Thanks to the Medicare Access and Chip Reauthorization Act (MACRA) of 2015 changes are coming. The changes affect people eligible for Medicare after January 1, 2020; but they also include a new high deductible plan available to anyone with Medicare.
Medicare Supplement plans are insurance policies that cover all or part of the difference between Medicare and health care costs.
For example, Medicare pays only 80% of medical expenses; but, a Medigap plan may pay the other 20 percent. Now, there are ten Medicare Supplement plans in most states, labeled Plan A through Plan N.
First Dollar Coverage Plans Being Phased Out
Two of the current Medigap plans, Plan F and Plan C, provide "first dollar coverage." First Dollar coverage plans have virtually no out of pocket costs. The plans pay the 20 percent of medical expenses not paid by Part B, the deductibles for Parts A and B, and various other benefits.
In passing MACRA, Congress eliminates these first-dollar plans because some legislators believe there is over-use in the healthcare industry. Starting January 1, 2020, people newly eligible for Medicare can only enroll in projects that require them to pay the Part B deductible.
The Part B deductible was $185 in 2019, and the amount for 2020 is $197.
Eligibility for Plans F and C
Plans F, C, and High Deductible Plan F (HDF) are available to anyone eligible before 2020. If you have one of these plans, you can keep the same coverage.
Also, if you have a different Medicare Supplement plan, you can switch to F or C, if you meet medical qualifications. If you became eligible for Medicare before 2020 but didn't sign up, you can still buy a first-dollar coverage plan.
However, if you become eligible for Medicare on or after January 1, 2020, you can't enroll in a first dollar Medicare Supplement plan. You'll need to choose another option.
So, if you're born before 1955, you can apply for first-dollar coverage. If you were born in 1955 or later, you can't.A New High Deductible Plan is Coming
High Deductible Plan F offers all the same benefits as regular Plan F, but you must pay a deductible of $2,300 before the supplemental coverage kicks in. The high deductible plan has proved the right choice for people who want lower premiums and are willing to pay more of their costs out of pocket.
Although HDF is not technically a first-dollar coverage plan, it's going away along with regular Plan F. High Deductible Plan G (HDF) is coming January 1, 2020.
These are the only high deductible Medicare Supplement plans available.
The benefits of HDG are identical to those of HDF, except G doesn't cover the Part B deductible.
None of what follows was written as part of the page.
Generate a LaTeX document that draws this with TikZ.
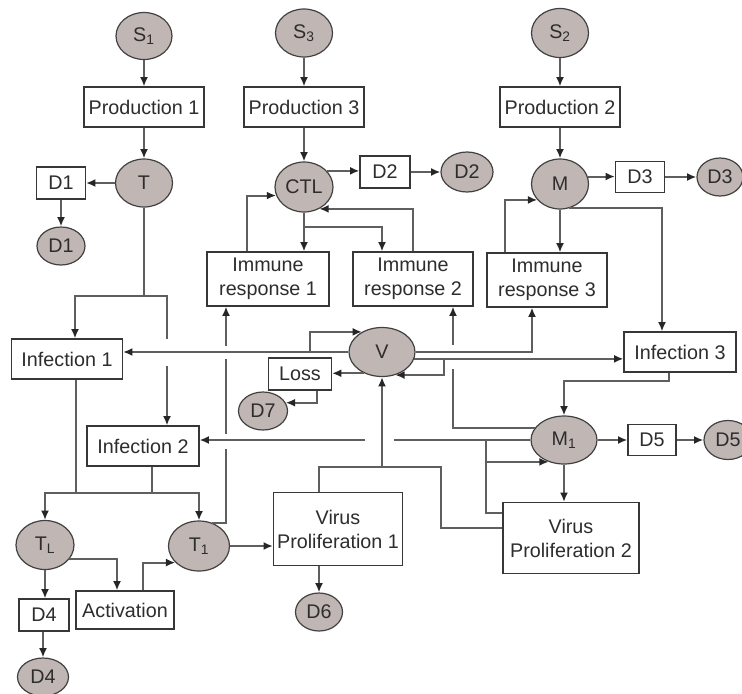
\documentclass[tikz,border=0pt]{standalone}
\usepackage{fontspec}
\setmainfont{Liberation Sans}
\usetikzlibrary{arrows.meta,calc,shapes.geometric}
\definecolor{poolfill}{RGB}{192,182,180}
\definecolor{poolline}{RGB}{65,65,65}
\definecolor{procline}{RGB}{55,55,55}
\definecolor{flowgray}{RGB}{95,95,95}
\definecolor{txt}{RGB}{45,45,45}
\tikzset{
	pool/.style={ellipse, draw=poolline, fill=poolfill, line width=0.9pt, inner sep=0pt},
	proc/.style={rectangle, draw=procline, fill=white, line width=0.85pt, inner sep=1pt, align=center},
	wh/.style 2 args={minimum width=#1*0.75pt, minimum height=#2*0.75pt},
	flow/.style={draw=flowgray, line width=1.5pt},
	arr/.style={flow, -{Latex[length=7pt,width=6pt,color=black!85]}}
}
\begin{document}
\begin{tikzpicture}[x=0.75pt,y=-0.75pt,font=\fontsize{14.8}{18}\selectfont,text=txt]
			\useasboundingbox (0,0) rectangle (742,693);
			% sources, production, populations
			\node[pool,wh={56}{47}] (S1) at (144,36) {S\textsubscript{1}};
			\node[pool,wh={57}{48}] (S3) at (304,33) {S\textsubscript{3}};
			\node[pool,wh={57}{49}] (S2) at (560,33) {S\textsubscript{2}};
			\node[proc,wh={120}{40}] (P1) at (144,107) {Production 1};
			\node[proc,wh={120}{40}] (P3) at (304,107) {Production 3};
			\node[proc,wh={120}{40}] (P2) at (560,107) {Production 2};
			\node[pool,wh={57}{48}] (T) at (144,183) {T};
			\node[pool,wh={58}{50}] (CTL) at (304,187) {CTL};
			\node[pool,wh={57}{50}] (M) at (560,184) {M};
			\node[proc,wh={49}{32}] (D1b) at (61,183) {D1};
			\node[pool,wh={48}{38}] (D1e) at (61,246) {D1};
			\node[proc,wh={50}{32}] (D2b) at (385,172) {D2};
			\node[pool,wh={52}{40}] (D2e) at (467,172) {D2};
			\node[proc,wh={49}{31}] (D3b) at (640,177) {D3};
			\node[pool,wh={46}{38}] (D3e) at (720,177) {D3};
			\node[proc,wh={122}{54}] (IR1) at (268,279) {Immune\\response 1};
			\node[proc,wh={120}{54}] (IR2) at (413,279) {Immune\\response 2};
			\node[proc,wh={120}{54}] (IR3) at (547,280) {Immune\\response 3};
			\node[pool,wh={66}{49}] (V) at (382,352) {V};
			\node[proc,wh={111}{40}] (Inf1) at (67,359) {Infection 1};
			\node[proc,wh={112}{40}] (Inf3) at (680,352) {Infection 3};
			\node[proc,wh={63}{32}] (Loss) at (300,374) {Loss};
			\node[pool,wh={49}{38}] (D7e) at (263,411) {D7};
			\node[proc,wh={112}{40}] (Inf2) at (143,446) {Infection 2};
			\node[pool,wh={66}{48}] (M1) at (564,440) {M\textsubscript{1}};
			\node[proc,wh={48}{31}] (D5b) at (652,440) {D5};
			\node[pool,wh={48}{39}] (D5e) at (728,440) {D5};
			\node[pool,wh={58}{49}] (TL) at (45,545) {T\textsubscript{L}};
			\node[pool,wh={61}{50}] (T1) at (199,546) {T\textsubscript{1}};
			\node[proc,wh={129}{73}] (VP1) at (338,529) {Virus\\Proliferation 1};
			\node[proc,wh={136}{71}] (VP2) at (571,538) {Virus\\Proliferation 2};
			\node[proc,wh={50}{32}] (D4b) at (44,615) {D4};
			\node[proc,wh={98}{38}] (Act) at (125,610) {Activation};
			\node[pool,wh={47}{38}] (D6e) at (319,612) {D6};
			\node[pool,wh={51}{38}] (D4e) at (43,677) {D4};
			% production
			\draw[arr] (S1) -- (P1);
			\draw[arr] (P1) -- (T);
			\draw[arr] (S3) -- (P3);
			\draw[arr] (P3) -- (CTL);
			\draw[arr] (S2) -- (P2);
			\draw[arr] (P2) -- (M);
			% deaths
			\draw[arr] (T) -- (D1b);
			\draw[arr] (D1b) -- (D1e);
			\draw[arr] (CTL.35) -- (CTL.35 -| D2b.west);
			\draw[arr] (D2b) -- (D2e);
			\draw[arr] (M.15) -- (M.15 -| D3b.west);
			\draw[arr] (D3b) -- (D3e);
			% immune responses
			\coordinate (cb) at ($(CTL.south)+(0,14)$);
			\draw[arr] (CTL.south) -- (CTL.south |- IR1.north);
			\draw[arr] (cb) -| ($(IR2.north)+(-31,0)$);
			\draw[arr] ($(IR1.north)+(-21,0)$) |- (CTL.197);
			\draw[arr] (IR2.north) |- (CTL.-55);
			\draw[arr] (M.south) -- (M.south |- IR3.north);
			\draw[arr] ($(IR3.north)+(-42,0)$) |- (M.215);
			\draw[arr] (M.-70) -| ($(Inf3.north)+(-18,0)$);
			% infection of T
			\coordinate (tj) at ($(T.south)+(0,88)$);
			\draw[flow] (T.south) -- (tj);
			\draw[arr] (tj) -| ($(Inf1.north)+(8,0)$);
			\draw[flow] (tj) -| ($(Inf2.north)+(24,-86)$);
			\draw[arr] ($(Inf2.north)+(24,-59)$) -- ($(Inf2.north)+(24,0)$);
			% virus
			\coordinate (vl) at ($(V.west)+(-38,0)$);
			\coordinate (vr) at ($(V.-12)+(30,0)$);
			\draw[arr] (V.west) -- (V.west -| Inf1.east);
			\draw[arr] (vl) |- (V.135);
			\draw[arr] (V.-130) -- (V.-130 -| Loss.east);
			\draw[arr] ($(Loss.south)+(17,0)$) |- (D7e.20);
			\draw[arr] (V.east) -| ($(IR3.south)+(-15,0)$);
			\draw[arr] (V.-12) -- (V.-12 -| Inf3.west);
			\draw[arr] (vr) |- (V.-60);
			% infected macrophages
			\coordinate (mj) at ($(M1.west)+(-44,0)$);
			\draw[arr] ($(Inf3.south)+(-11,0)$) -- ++(0,8) -| (M1.north);
			\draw[flow] (M1.157) -| ($(IR2.south)+(40,62)$);
			\draw[arr] ($(IR2.south)+(40,38)$) -- ($(IR2.south)+(40,0)$);
			\draw[flow] (M1.west) -- ($(M1.west)+(-136,0)$);
			\draw[arr] ($(M1.west)+(-165,0)$) -- (M1.west -| Inf2.east);
			\draw[arr] (mj) |- (M1.-125);
			\draw[flow] (mj) |- ($(VP2.west)+(0,-25)$);
			\draw[arr] (M1.south) -- (M1.south |- VP2.north);
			\draw[arr] (M1) -- (D5b);
			\draw[arr] (D5b) -- (D5e);
			% proliferation
			\coordinate (pj) at ($(V.south)+(0,90.5)$);
			\draw[flow] ($(VP1.north)+(-19,0)$) |- ($(VP2.west)+(-61,-71)$) |- ($(VP2.west)+(0,-10)$);
			\draw[arr] (pj) -- (V.south);
			\draw[arr] ($(VP1.south)+(-19,0)$) -- (D6e);
			% T cells
			\coordinate (jl) at ($(Inf1.south)+(9,113)$);
			\coordinate (jr) at ($(Inf2.south)+(9,26)$);
			\draw[flow] ($(Inf1.south)+(9,0)$) -- (jl);
			\draw[flow] ($(Inf2.south)+(9,0)$) -- (jr);
			\draw[flow] (jl) -- (jr);
			\draw[arr] (jl) -| (TL.north);
			\draw[arr] (jr) -| (T1.north);
			\draw[arr] (TL.south) -- (TL.south |- D4b.north);
			\draw[arr] (D4b.south -| D4e.north) -- (D4e.north);
			\draw[arr] (TL.-30) -| ($(Act.north)+(-8,0)$);
			\draw[arr] ($(Act.north)+(18,0)$) |- (T1.215);
			\draw[arr] (T1.east) -- (T1.east -| VP1.west);
			\draw[flow] (T1.60) -| ($(IR1.south)+(-42,142)$);
			\draw[flow] ($(IR1.south)+(-42,127)$) -- ($(IR1.south)+(-42,52)$);
			\draw[arr] ($(IR1.south)+(-42,39)$) -- ($(IR1.south)+(-42,0)$);
\end{tikzpicture}
\end{document}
If you want a high deductible plan and were eligible for before 2020, you can choose HDF. If you become eligible on January 1, 2020, or later, you can only select HDG.
Other Medicare Supplement Options
Plans F and C aren't options for those new to Medicare; however, several other plans are top choices for supplemental Medicare coverage.
Plans G and D are the most like the first dollar plans.
Plan G is identical to Plan F. Plan D Is like Plan C. Although, with Plans G and D, you must pay the Part B deductible.
With Plan G, the only out of pocket cost for Medicare-covered services is the Medicare Part B deductible. Plan G also covers Medicare excess charges.
Excess charges can be a surcharge of up to 15 percent that healthcare providers can add to their bills in some states.
Plan N is another popular choice that requires more cost-sharing but may have lower premiums. The Plan N copay is up to $20 at the doctor's office and up to $50 in the emergency room.
With the changes imposed by MACRA, your Medicare Supplement options depend on when you first became eligible for Medicare. Keeping up with changes and shopping around for plans can help you get the best coverage for your needs.